Circa l’84 per cento di Gaza è sotto ordine di evacuazione, derivante da 66 direttive di ricollocamento forzato che coinvolgono 150 quartieri, secondo l’OCHA. La situazione umanitaria è peggiorata, con Israele accusato dalle organizzazioni umanitarie e da altri di ostacolare il movimento e la distribuzione dell’assistenza umanitaria.

Situazione insostenibile, anche per gli Stati Uniti

Osama Humaid, un residente di Nusairat, ha riconosciuto che gli americani votano principalmente per i propri interessi, ma ha sottolineato ad Al-Monitor le implicazioni più ampie e globali della loro scelta di questa settimana.

“Le elezioni americane ci toccano come palestinesi”, ha detto Humaid. “La situazione in Medio Oriente è ora diversa da quando Trump era al potere quattro anni fa. La priorità ora è fermare la guerra a Gaza e in Libano”.

Ha inoltre affermato: “Ciò che è più importante per noi è essere uniti per affrontare qualsiasi amministrazione americana sia al potere”.

Due entità separate hanno controllato Gaza e la Cisgiordania dal 2007, dopo che Hamas ha vinto le elezioni parlamentari nel 2006. Un anno dopo, Hamas ha cacciato le forze di Fatah da Gaza.
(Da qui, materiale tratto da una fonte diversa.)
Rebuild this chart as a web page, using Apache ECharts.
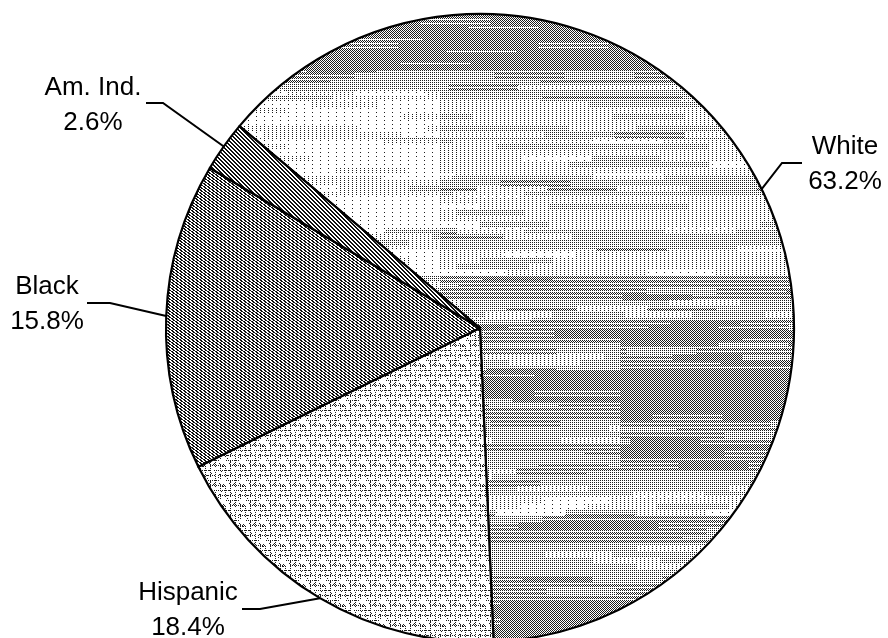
<!DOCTYPE html>
<html>
<head>
<meta charset="utf-8">
<script src="https://cdn.jsdelivr.net/npm/echarts@6/dist/echarts.min.js"></script>
<style>
html,body{margin:0;padding:0;background:#fff;}
#chart{width:888px;height:638px;}
</style>
</head>
<body>
<div id="chart"></div>
<script>
// ---- data ----
const categories = ['White', 'Hispanic', 'Black', 'Am. Ind.'];
const values = [63.2, 18.4, 15.8, 2.6];

// ---- texture helpers (styling only) ----
function makeCanvas(w, h, fn) {
  const c = document.createElement('canvas');
  c.width = w; c.height = h;
  const ctx = c.getContext('2d');
  const img = ctx.createImageData(w, h);
  for (let y = 0; y < h; y++) {
    for (let x = 0; x < w; x++) {
      const v = fn(x, y);
      const i = (y * w + x) * 4;
      img.data[i] = v; img.data[i + 1] = v; img.data[i + 2] = v; img.data[i + 3] = 255;
    }
  }
  ctx.putImageData(img, 0, 0);
  return c;
}
function hash(a, b) {
  const s = Math.sin(a * 12.9898 + b * 78.233) * 43758.5453;
  return s - Math.floor(s);
}
// black: diagonal hatch (~37 deg)
const blackTex = makeCanvas(4, 3, (x, y) => ((((4 * y - 3 * x) % 12) + 12) % 12) < 6 ? 15 : 255);
// am. ind.: 45 degree hatch
const amindTex = makeCanvas(4, 4, (x, y) => (((x - y) % 4 + 4) % 4) < 2 ? 15 : 255);
// hispanic: light dotted grid weave
const hispTex = makeCanvas(20, 20, (x, y) => {
  let d = ((x % 5 === 0) && (y % 2 === 0)) || ((y % 5 === 0) && (x % 2 === 0));
  if (hash(x, y) < 0.07) d = true;
  if (d && hash(y, x) < 0.25) d = false;
  return d ? 30 : 255;
});
// white: banded halftone texture
const whiteBands = [[0,4],[70,3],[85,2],[100,1],[125,2],[140,1],[175,2],[195,1],[230,2],[250,1],[275,3],[300,2],[320,3],[345,2],[370,4],[400,3],[420,2],[445,3],[470,2],[495,1],[515,3],[545,2],[575,3],[600,4]];
function bandLevel(y) {
  let l = 0;
  for (const b of whiteBands) if (y >= b[0]) l = b[1];
  return l;
}
const whiteTex = makeCanvas(888, 638, (x, y) => {
  let lv = bandLevel(y);
  const row = Math.floor(y / 6);
  const seg = Math.floor((x + row * 23) / 70);
  const r = hash(seg, row);
  if (r < 0.18) lv -= 1; else if (r > 0.88) lv += 1;
  if (x < 440 && y > 90 && y < 330) lv -= 1;
  if (x > 620 && y > 330 && y < 470) lv += 1;
  lv = Math.max(0, Math.min(4, lv));
  let d;
  if (lv >= 4) d = (x + y) % 2 === 0;
  else if (lv === 3) d = (x + y) % 2 === 0 && y % 4 !== 3;
  else if (lv === 2) d = x % 2 === 0 && y % 2 === 0;
  else if (lv === 1) d = x % 4 === 0 && y % 2 === 0;
  else d = x % 8 === 0 && y % 4 === 0;
  return d ? 30 : 255;
});
const textures = [whiteTex, hispTex, blackTex, amindTex];

// ---- label placement (annotation layout) ----
const labelLayoutCfg = [
  { x: 845, y: 164, elbow: [782, 163], end: [802, 163] },
  { x: 188, y: 610, elbow: [260, 609], end: [242, 609] },
  { x: 47,  y: 304, elbow: [110, 303], end: [87, 303] },
  { x: 93,  y: 105, elbow: [163, 103], end: [146, 103] }
];
const CX = 480, CY = 328, R = 314, START = 140;

const chart = echarts.init(document.getElementById('chart'), null, { renderer: 'canvas' });
const total = values.reduce((a, b) => a + b, 0);
function edgePoint(idx) {
  let acc = 0;
  for (let i = 0; i < idx; i++) acc += values[i];
  const mid = START - (acc + values[idx] / 2) / total * 360;
  const a = mid * Math.PI / 180;
  return [CX + R * Math.cos(a), CY - R * Math.sin(a)];
}

chart.setOption({
  animation: false,
  backgroundColor: '#fff',
  series: [{
    type: 'pie',
    center: [CX, CY],
    radius: R,
    startAngle: START,
    clockwise: true,
    avoidLabelOverlap: false,
    silent: true,
    itemStyle: { borderColor: '#000', borderWidth: 2.2 },
    label: {
      show: true,
      color: '#000',
      fontSize: 26,
      lineHeight: 35,
      fontFamily: '"Liberation Sans", Arial, Helvetica, sans-serif',
      align: 'center',
      formatter: p => p.name + '\n' + p.value.toFixed(1) + '%'
    },
    labelLine: { show: true, lineStyle: { color: '#000', width: 2 } },
    labelLayout: function (params) {
      const cfg = labelLayoutCfg[params.dataIndex];
      return {
        x: cfg.x, y: cfg.y, align: 'center', verticalAlign: 'middle',
        labelLinePoints: [edgePoint(params.dataIndex), cfg.elbow, cfg.end]
      };
    },
    data: categories.map((c, i) => ({
      name: c,
      value: values[i],
      itemStyle: { color: { image: textures[i], repeat: 'repeat' } }
    }))
  }]
});
</script>
</body>
</html>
Da allora non ci sono state elezioni presidenziali o parlamentari a Gaza o in Cisgiordania. 

Noor Naim, residente di Gaza attualmente sfollata a Deir al-Balah, è una dei tanti palestinesi che nutrono poche speranze che il nuovo presidente degli Stati Uniti ponga fine alla guerra, dati i ripetuti fallimenti nel raggiungere un accordo di cessate il fuoco e la riluttanza sia di Hamas che di Israele a fare concessioni.

“Non mi aspetto niente di buono dal nuovo presidente”, ha detto Naim ad Al-Monitor. “Non ho speranze che questa guerra finisca presto”.

Trump nel suo primo mandato ha tagliato i finanziamenti statunitensi all’UNRWA, l’Agenzia delle Nazioni Unite per il soccorso e l’occupazione, sollevando preoccupazioni tra i palestinesi di Gaza che oggi contano molto sull’assistenza per soddisfare i loro bisogni di base. All’inizio di questo mese, la Knesset israeliana ha approvato leggi che di fatto vietano le attività dell’UNRWA in Israele, il che renderebbe quasi impossibile per l’organizzazione fornire assistenza ai palestinesi di Gaza e della Cisgiordania.